■ **Provided data**:
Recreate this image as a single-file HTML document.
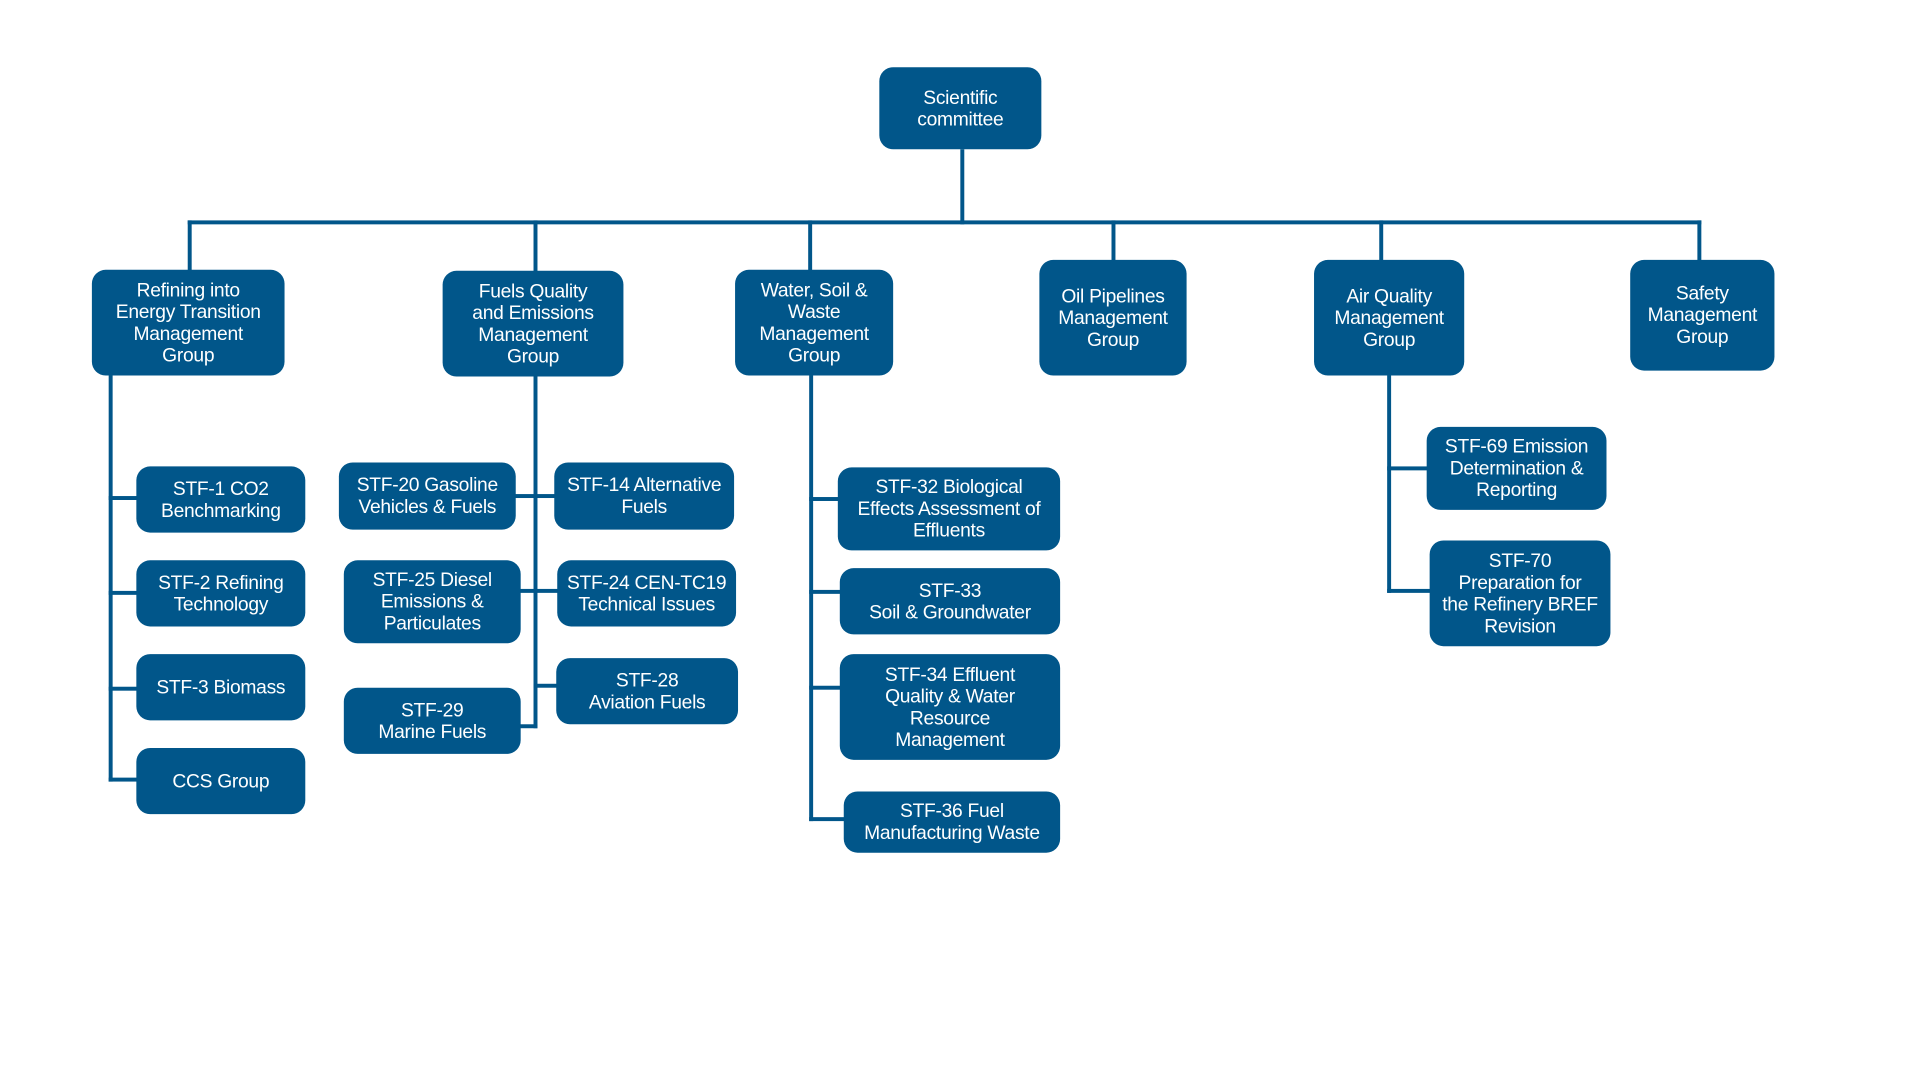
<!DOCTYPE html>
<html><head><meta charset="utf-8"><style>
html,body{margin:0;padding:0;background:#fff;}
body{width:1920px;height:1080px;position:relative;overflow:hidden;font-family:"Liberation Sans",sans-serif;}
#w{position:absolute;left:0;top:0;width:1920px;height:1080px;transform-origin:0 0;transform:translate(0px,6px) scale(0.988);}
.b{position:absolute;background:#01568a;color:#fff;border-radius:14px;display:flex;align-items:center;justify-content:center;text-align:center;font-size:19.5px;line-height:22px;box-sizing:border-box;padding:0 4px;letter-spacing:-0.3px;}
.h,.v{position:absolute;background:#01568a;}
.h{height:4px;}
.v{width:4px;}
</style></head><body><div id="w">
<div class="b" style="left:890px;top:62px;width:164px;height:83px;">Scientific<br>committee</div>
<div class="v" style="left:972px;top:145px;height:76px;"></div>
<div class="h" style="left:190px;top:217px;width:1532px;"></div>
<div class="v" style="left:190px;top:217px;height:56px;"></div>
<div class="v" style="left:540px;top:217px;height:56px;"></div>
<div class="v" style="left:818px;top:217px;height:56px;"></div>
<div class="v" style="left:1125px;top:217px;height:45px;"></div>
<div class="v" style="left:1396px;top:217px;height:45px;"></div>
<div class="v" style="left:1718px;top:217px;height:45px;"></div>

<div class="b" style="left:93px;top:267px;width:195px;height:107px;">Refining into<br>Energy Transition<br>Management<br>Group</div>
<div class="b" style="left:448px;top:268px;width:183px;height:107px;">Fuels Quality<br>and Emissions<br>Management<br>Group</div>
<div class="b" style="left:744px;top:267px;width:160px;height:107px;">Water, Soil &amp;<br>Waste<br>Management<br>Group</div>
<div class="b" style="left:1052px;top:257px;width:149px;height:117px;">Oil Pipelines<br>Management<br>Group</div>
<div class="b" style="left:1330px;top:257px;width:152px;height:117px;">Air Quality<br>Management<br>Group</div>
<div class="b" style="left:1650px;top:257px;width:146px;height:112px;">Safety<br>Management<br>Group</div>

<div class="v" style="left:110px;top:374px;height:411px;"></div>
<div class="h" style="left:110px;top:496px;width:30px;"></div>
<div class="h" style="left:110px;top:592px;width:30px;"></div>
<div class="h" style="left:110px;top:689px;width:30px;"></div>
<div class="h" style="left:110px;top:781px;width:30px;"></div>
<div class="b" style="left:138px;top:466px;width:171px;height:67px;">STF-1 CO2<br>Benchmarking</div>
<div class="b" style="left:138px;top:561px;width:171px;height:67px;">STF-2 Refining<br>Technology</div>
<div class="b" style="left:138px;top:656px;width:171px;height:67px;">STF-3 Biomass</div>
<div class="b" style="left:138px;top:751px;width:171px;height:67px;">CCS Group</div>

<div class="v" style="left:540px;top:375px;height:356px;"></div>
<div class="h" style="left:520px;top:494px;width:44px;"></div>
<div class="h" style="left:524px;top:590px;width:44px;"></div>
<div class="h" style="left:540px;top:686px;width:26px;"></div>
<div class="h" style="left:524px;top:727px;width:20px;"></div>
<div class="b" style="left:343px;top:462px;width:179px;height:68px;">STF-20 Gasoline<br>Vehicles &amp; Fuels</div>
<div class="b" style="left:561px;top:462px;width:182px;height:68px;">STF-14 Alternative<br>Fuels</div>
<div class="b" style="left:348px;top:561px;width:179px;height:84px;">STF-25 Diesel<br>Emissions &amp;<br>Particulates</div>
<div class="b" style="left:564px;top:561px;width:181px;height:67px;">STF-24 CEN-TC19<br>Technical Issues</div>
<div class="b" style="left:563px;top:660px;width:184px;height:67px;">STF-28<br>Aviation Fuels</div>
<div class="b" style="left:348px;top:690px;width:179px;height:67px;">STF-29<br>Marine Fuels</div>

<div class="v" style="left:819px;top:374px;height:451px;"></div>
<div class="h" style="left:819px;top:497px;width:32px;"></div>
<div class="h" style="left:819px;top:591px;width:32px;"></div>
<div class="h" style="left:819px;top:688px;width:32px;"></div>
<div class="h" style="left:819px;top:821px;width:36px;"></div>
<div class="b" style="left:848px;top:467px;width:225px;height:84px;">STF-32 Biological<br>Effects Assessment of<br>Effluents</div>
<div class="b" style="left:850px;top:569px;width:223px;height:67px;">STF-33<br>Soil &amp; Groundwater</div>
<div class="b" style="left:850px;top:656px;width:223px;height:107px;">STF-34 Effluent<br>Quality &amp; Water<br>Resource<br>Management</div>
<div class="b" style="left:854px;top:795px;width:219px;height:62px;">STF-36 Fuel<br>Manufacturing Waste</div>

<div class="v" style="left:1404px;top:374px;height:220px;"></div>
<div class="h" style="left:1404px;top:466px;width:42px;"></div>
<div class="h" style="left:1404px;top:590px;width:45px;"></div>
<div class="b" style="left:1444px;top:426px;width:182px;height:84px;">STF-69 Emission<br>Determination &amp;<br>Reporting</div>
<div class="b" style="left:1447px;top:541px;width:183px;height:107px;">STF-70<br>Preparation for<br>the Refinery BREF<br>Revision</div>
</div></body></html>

■ **The task**:
Working from the material above, transcribe it exactly while omitting pictures.

■ **Answer to this problem**:
Recreate this image as a single-file HTML document.
<!DOCTYPE html>
<html><head><meta charset="utf-8"><style>
html,body{margin:0;padding:0;background:#fff;}
body{width:1920px;height:1080px;position:relative;overflow:hidden;font-family:"Liberation Sans",sans-serif;}
#w{position:absolute;left:0;top:0;width:1920px;height:1080px;transform-origin:0 0;transform:translate(0px,6px) scale(0.988);}
.b{position:absolute;background:#01568a;color:#fff;border-radius:14px;display:flex;align-items:center;justify-content:center;text-align:center;font-size:19.5px;line-height:22px;box-sizing:border-box;padding:0 4px;letter-spacing:-0.3px;}
.h,.v{position:absolute;background:#01568a;}
.h{height:4px;}
.v{width:4px;}
</style></head><body><div id="w">
<div class="b" style="left:890px;top:62px;width:164px;height:83px;">Scientific<br>committee</div>
<div class="v" style="left:972px;top:145px;height:76px;"></div>
<div class="h" style="left:190px;top:217px;width:1532px;"></div>
<div class="v" style="left:190px;top:217px;height:56px;"></div>
<div class="v" style="left:540px;top:217px;height:56px;"></div>
<div class="v" style="left:818px;top:217px;height:56px;"></div>
<div class="v" style="left:1125px;top:217px;height:45px;"></div>
<div class="v" style="left:1396px;top:217px;height:45px;"></div>
<div class="v" style="left:1718px;top:217px;height:45px;"></div>

<div class="b" style="left:93px;top:267px;width:195px;height:107px;">Refining into<br>Energy Transition<br>Management<br>Group</div>
<div class="b" style="left:448px;top:268px;width:183px;height:107px;">Fuels Quality<br>and Emissions<br>Management<br>Group</div>
<div class="b" style="left:744px;top:267px;width:160px;height:107px;">Water, Soil &amp;<br>Waste<br>Management<br>Group</div>
<div class="b" style="left:1052px;top:257px;width:149px;height:117px;">Oil Pipelines<br>Management<br>Group</div>
<div class="b" style="left:1330px;top:257px;width:152px;height:117px;">Air Quality<br>Management<br>Group</div>
<div class="b" style="left:1650px;top:257px;width:146px;height:112px;">Safety<br>Management<br>Group</div>

<div class="v" style="left:110px;top:374px;height:411px;"></div>
<div class="h" style="left:110px;top:496px;width:30px;"></div>
<div class="h" style="left:110px;top:592px;width:30px;"></div>
<div class="h" style="left:110px;top:689px;width:30px;"></div>
<div class="h" style="left:110px;top:781px;width:30px;"></div>
<div class="b" style="left:138px;top:466px;width:171px;height:67px;">STF-1 CO2<br>Benchmarking</div>
<div class="b" style="left:138px;top:561px;width:171px;height:67px;">STF-2 Refining<br>Technology</div>
<div class="b" style="left:138px;top:656px;width:171px;height:67px;">STF-3 Biomass</div>
<div class="b" style="left:138px;top:751px;width:171px;height:67px;">CCS Group</div>

<div class="v" style="left:540px;top:375px;height:356px;"></div>
<div class="h" style="left:520px;top:494px;width:44px;"></div>
<div class="h" style="left:524px;top:590px;width:44px;"></div>
<div class="h" style="left:540px;top:686px;width:26px;"></div>
<div class="h" style="left:524px;top:727px;width:20px;"></div>
<div class="b" style="left:343px;top:462px;width:179px;height:68px;">STF-20 Gasoline<br>Vehicles &amp; Fuels</div>
<div class="b" style="left:561px;top:462px;width:182px;height:68px;">STF-14 Alternative<br>Fuels</div>
<div class="b" style="left:348px;top:561px;width:179px;height:84px;">STF-25 Diesel<br>Emissions &amp;<br>Particulates</div>
<div class="b" style="left:564px;top:561px;width:181px;height:67px;">STF-24 CEN-TC19<br>Technical Issues</div>
<div class="b" style="left:563px;top:660px;width:184px;height:67px;">STF-28<br>Aviation Fuels</div>
<div class="b" style="left:348px;top:690px;width:179px;height:67px;">STF-29<br>Marine Fuels</div>

<div class="v" style="left:819px;top:374px;height:451px;"></div>
<div class="h" style="left:819px;top:497px;width:32px;"></div>
<div class="h" style="left:819px;top:591px;width:32px;"></div>
<div class="h" style="left:819px;top:688px;width:32px;"></div>
<div class="h" style="left:819px;top:821px;width:36px;"></div>
<div class="b" style="left:848px;top:467px;width:225px;height:84px;">STF-32 Biological<br>Effects Assessment of<br>Effluents</div>
<div class="b" style="left:850px;top:569px;width:223px;height:67px;">STF-33<br>Soil &amp; Groundwater</div>
<div class="b" style="left:850px;top:656px;width:223px;height:107px;">STF-34 Effluent<br>Quality &amp; Water<br>Resource<br>Management</div>
<div class="b" style="left:854px;top:795px;width:219px;height:62px;">STF-36 Fuel<br>Manufacturing Waste</div>

<div class="v" style="left:1404px;top:374px;height:220px;"></div>
<div class="h" style="left:1404px;top:466px;width:42px;"></div>
<div class="h" style="left:1404px;top:590px;width:45px;"></div>
<div class="b" style="left:1444px;top:426px;width:182px;height:84px;">STF-69 Emission<br>Determination &amp;<br>Reporting</div>
<div class="b" style="left:1447px;top:541px;width:183px;height:107px;">STF-70<br>Preparation for<br>the Refinery BREF<br>Revision</div>
</div></body></html>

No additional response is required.